4:16 pm on Mar 28, 2009 (gmt 0)

10+ Year Member



Thanks for the suggestion to use mod_rewrite, phranque.

I read a bit on that, and am not sure I understand quite how to do that. Is there a way for mod_rewrite to just pass along all requested URLs as-is to the CGI, but in doing so, change the status to 200 OK?

g1smd

5:36 pm on Mar 28, 2009 (gmt 0)

WebmasterWorld Senior Member 10+ Year Member Top Contributors Of The Month



It's the CGI that needs to send the header out if it is anything other than 200 OK for the requested URL.

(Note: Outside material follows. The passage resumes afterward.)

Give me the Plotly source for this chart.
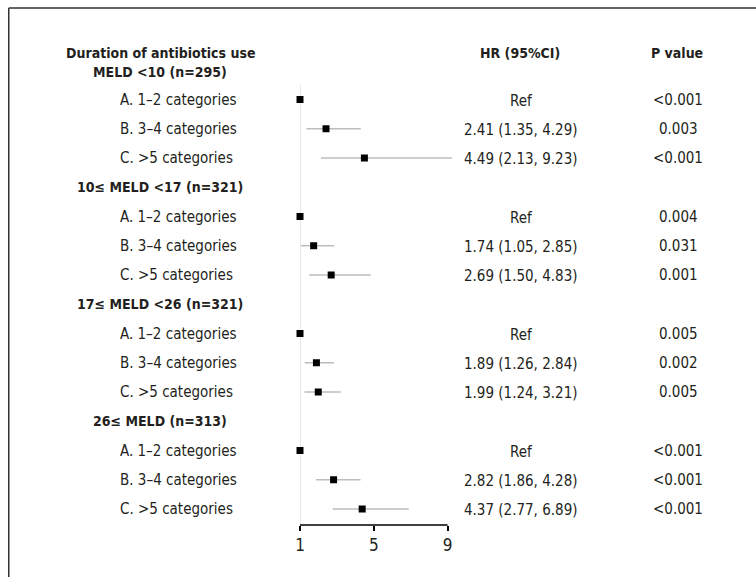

I suggested using a rewrite to connect the URL request to the script. Such a rewrite would be coded using a RewriteRule (found under Mod_Rewrite in the manual).

rescueme

5:53 pm on Mar 28, 2009 (gmt 0)

10+ Year Member



I guess the idea is that if I use mod_rewrite to pass the URL along to the CGI, even perhaps with the URL unchanged, the fact that is passing it along will cause Apache to treat it as a 200 OK when passing it along to the CGI...?

g1smd

6:09 pm on Mar 28, 2009 (gmt 0)

WebmasterWorld Senior Member 10+ Year Member Top Contributors Of The Month



Yes, the HTML and content that is output by the script will be prefixed with the '200 OK' header unless the script forces the '404 Not Found' status code into the header as its first action.

The '404' status code needs to be forced when for the URL that was requested, the script does not have any valid content to be returned.

.

This is different to your current arrangement, in one key way. Your current version returns the '404' status code to the browser before the script even gets to run, and that is not at all good.